Months haven't been easy for me. I broke up with Marki and our differences made us to grow apart (I woke Zoë up, sorry beautiful, she uses to sit on my lap when I write... Yes, she's a cat) so my parents haven't allow me going out much these days, as you may know, Buenos Aires is not a safe city at all, and I'm a compulsive liar so they stopped trusting me years ago. I fell into depression, I mean, I can be days alone in my bed crying until I stop. Then I smile again and I'm the stupid little girl who makes everybody laughs and screams 'HORCAS, TE AMO!!' Everywhere.
I've been listening to Draconian a lot lately, seems the band that actually says what my heart feels, specially I feel sick and sad cause all my friends have their SO or people keep saying 'oooh, that one is gonna come soon, just be patient'. The hell with that! Feels like they never got a broken heart or their lives' been too easy or they don't fucking understand what is suffering from a deep anxiety and depresion.

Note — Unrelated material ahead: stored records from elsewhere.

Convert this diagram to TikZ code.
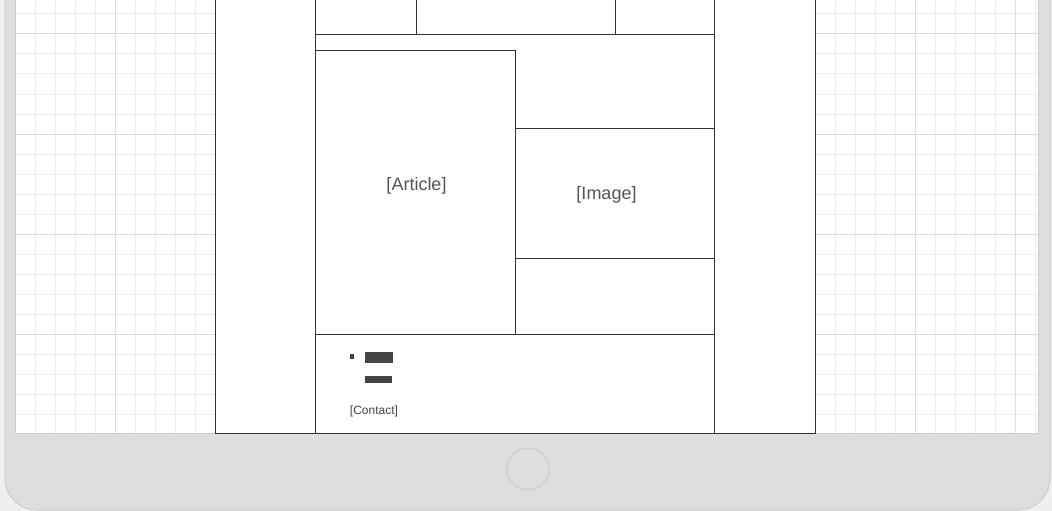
\documentclass[tikz,border=0pt]{standalone}
\usepackage{fontspec}
\setmainfont{Liberation Sans}
\definecolor{bgout}{HTML}{EFEFEF}
\definecolor{framefill}{HTML}{DEDEDE}
\definecolor{frameline}{HTML}{CCCCCC}
\definecolor{gridminor}{HTML}{ECECEC}
\definecolor{gridmajor}{HTML}{DCDCDC}
\definecolor{wire}{HTML}{333333}
\definecolor{labelcol}{HTML}{555555}
\definecolor{barcol}{HTML}{444444}
\tikzset{
  wireline/.style={draw=wire, line width=1pt},
  biglabel/.style={text=labelcol, font=\fontsize{18}{21}\selectfont, inner sep=0pt},
  smalllabel/.style={text=barcol, font=\fontsize{12}{14}\selectfont, inner sep=0pt},
  barblock/.style={fill=barcol},
}
\begin{document}
\begin{tikzpicture}[x=1pt,y=-1pt]
\useasboundingbox (0,0) rectangle (1052,511);
\clip (0,0) rectangle (1052,511);
% outer background
\fill[bgout] (0,0) rectangle (1052,511);
% tablet frame
\draw[frameline, fill=framefill, line width=1pt, rounded corners=32] (5,-60) rectangle (1050,510);
% screen
\fill[white] (15,0) rectangle (1038,433);
\begin{scope}
  \clip (15,0) rectangle (1038,433);
  \foreach \x in {35,55,...,1035} \draw[gridminor, line width=1pt] (\x,0) -- (\x,433);
  \foreach \y in {14,34,...,414} \draw[gridminor, line width=1pt] (15,\y) -- (1038,\y);
  \foreach \x in {115,215,...,1015} \draw[gridmajor, line width=1pt] (\x,0) -- (\x,433);
  \foreach \y in {34,134,234,334} \draw[gridmajor, line width=1pt] (15,\y) -- (1038,\y);
\end{scope}
\draw[frameline, line width=1pt] (15,0) -- (15,433) -- (1038,433) -- (1038,0);
% wireframe page
\fill[white] (215,0) rectangle (815,433);
\draw[wireline] (215,-5) -- (215,433) -- (815,433) -- (815,-5);
\draw[wireline] (315,-5) -- (315,433);
\draw[wireline] (714,-5) -- (714,433);
\draw[wireline] (416,-5) -- (416,35);
\draw[wireline] (615,-5) -- (615,35);
\draw[wireline] (315,35) -- (714,35);
\draw[wireline] (315,51) rectangle (515,334);
\draw[wireline] (515,128) -- (714,128);
\draw[wireline] (515,258) -- (714,258);
\draw[wireline] (315,334) -- (714,334);
% labels
\node[biglabel] (article) at (416.5,186) {[Article]};
\node[biglabel] (image) at (606.5,195) {[Image]};
% footer
\fill[barblock] (349.5,354) rectangle (354,358.5);
\fill[barblock] (365,352) rectangle (393,362.5);
\fill[barblock] (365,376) rectangle (392,382.5);
\node[smalllabel] (contact) at (374,411.5) {[Contact]};
% home button
\node[draw=frameline, line width=1pt, circle, minimum size=42pt, inner sep=0pt] (home) at (528,469) {};
\end{tikzpicture}
\end{document}
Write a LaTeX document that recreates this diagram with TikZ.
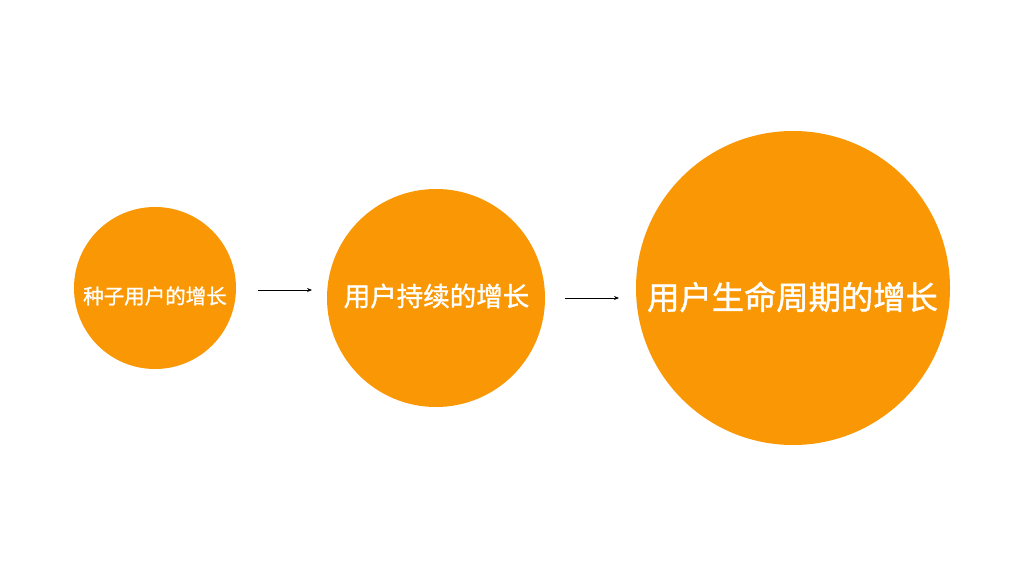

I'm in love but it's just another ilusion and I don't wanna talk about it, really. So, as I always say "I'll fall in love with my loneliness so it abandons me like everything I love". I guess I'm not gonna fail this time! The thing that brings me down the most is that Horcas is not coming to my town til April so that's even worse. Though, in a month I'm going to see Mastifal, some friends' band, and one of the most important of death metal in here.
It's strange that I actually write a lot here and not about just one thing. I'm only writing random things on my mind. Zoë just put her head over my arm and fell asleep again. Guess friday I'm going to Cuarto Apostol, a metal bar in Capital, and try to bury my heart a bit.
That's all for today. Hope I don't bore you. Night!